■ **STATED GOAL**
In the material below, please retype the lines from the very first through the one with "import * as", exactly and without pictures.

◇ ◇ ◇ ◇

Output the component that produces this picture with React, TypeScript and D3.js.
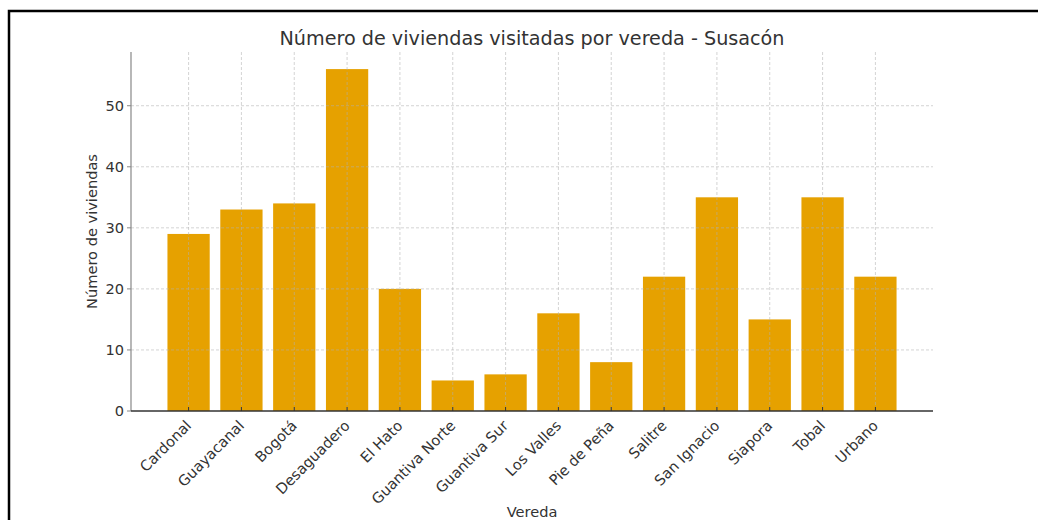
import * as d3 from "d3";

const veredas = [
  "Cardonal",
  "Guayacanal",
  "Bogotá",
  "Desaguadero",
  "El Hato",
  "Guantiva Norte",
  "Guantiva Sur",
  "Los Valles",
  "Pie de Peña",
  "Salitre",
  "San Ignacio",
  "Siapora",
  "Tobal",
  "Urbano",
];
const viviendas = [29, 33, 34, 56, 20, 5, 6, 16, 8, 22, 35, 15, 35, 22];
const yTicks = [0, 10, 20, 30, 40, 50];

const W = 1038;
const H = 520;
const M = { top: 52, right: 105, bottom: 109, left: 131 };
const FONT = "'DejaVu Sans', sans-serif";
const BAR = "#e6a100";
const TXT = "#333333";
const FS = 14.6;

export default function App() {
  const w = W - M.left - M.right;
  const h = H - M.top - M.bottom;

  // matplotlib-style: bar width 0.8, 5% margins
  const n = veredas.length;
  const lo = -0.4 - 0.05 * (n - 1 + 0.8);
  const hi = n - 1 + 0.4 + 0.05 * (n - 1 + 0.8);
  const x = d3.scaleLinear().domain([lo, hi]).range([0, w]);
  const yMax = (d3.max(viviendas) ?? 0) * 1.05;
  const y = d3.scaleLinear().domain([0, yMax]).range([h, 0]);
  const bw = x(0.8) - x(0);

  return (
    <svg
      width={W}
      height={H}
      style={{ position: "fixed", left: 0, top: 0, background: "#fff" }}
      fontFamily={FONT}
    >
      {/* frame */}
      <path d={`M9,${H} V11 H${W}`} fill="none" stroke="#000" strokeWidth={2.5} />

      <text
        x={M.left + w / 2}
        y={45}
        textAnchor="middle"
        fontSize={19.2}
        fill={TXT}
      >
        Número de viviendas visitadas por vereda - Susacón
      </text>

      <g transform={`translate(${M.left},${M.top})`}>
        {veredas.map((v, i) => (
          <rect
            key={v}
            x={x(i) - bw / 2}
            y={y(viviendas[i])}
            width={bw}
            height={h - y(viviendas[i])}
            fill={BAR}
          />
        ))}

        {/* grid on top */}
        {yTicks
          .filter((t) => t > 0)
          .map((t) => (
            <line
              key={t}
              x1={0}
              x2={w}
              y1={y(t)}
              y2={y(t)}
              stroke="#b0b0b0"
              strokeOpacity={0.55}
              strokeDasharray="3,2"
            />
          ))}
        {veredas.map((v, i) => (
          <line
            key={v}
            x1={x(i)}
            x2={x(i)}
            y1={0}
            y2={h}
            stroke="#b0b0b0"
            strokeOpacity={0.55}
            strokeDasharray="3,2"
          />
        ))}

        {/* y axis */}
        <line x1={0} x2={0} y1={0} y2={h} stroke="#888" strokeWidth={1.2} />
        {yTicks.map((t) => (
          <g key={t} transform={`translate(0,${y(t)})`}>
            <line x1={-4} x2={0} stroke="#888" />
            <text
              x={-7}
              dy="0.35em"
              textAnchor="end"
              fontSize={FS}
              fill={TXT}
            >
              {t}
            </text>
          </g>
        ))}

        {/* x axis */}
        <line x1={0} x2={w} y1={h} y2={h} stroke="#333" strokeWidth={1.3} />
        {veredas.map((v, i) => (
          <g key={v} transform={`translate(${x(i)},${h})`}>
            <line y1={0} y2={-4} stroke="#333" />
            <text
              transform="translate(0,12) rotate(-45)"
              textAnchor="end"
              dy="0.35em"
              fontSize={FS}
              fill={TXT}
            >
              {v}
            </text>
          </g>
        ))}

        <text
          transform={`translate(-34,${h / 2}) rotate(-90)`}
          textAnchor="middle"
          fontSize={FS}
          fill={TXT}
        >
          Número de viviendas
        </text>
        <text
          x={w / 2}
          y={h + 106}
          textAnchor="middle"
          fontSize={FS}
          fill={TXT}
        >
          Vereda
        </text>
      </g>
    </svg>
  );
}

◇ ◇ ◇ ◇

■ **CORRECT RESPONSE**
Output the component that produces this picture with React, TypeScript and D3.js.
import * as d3 from "d3";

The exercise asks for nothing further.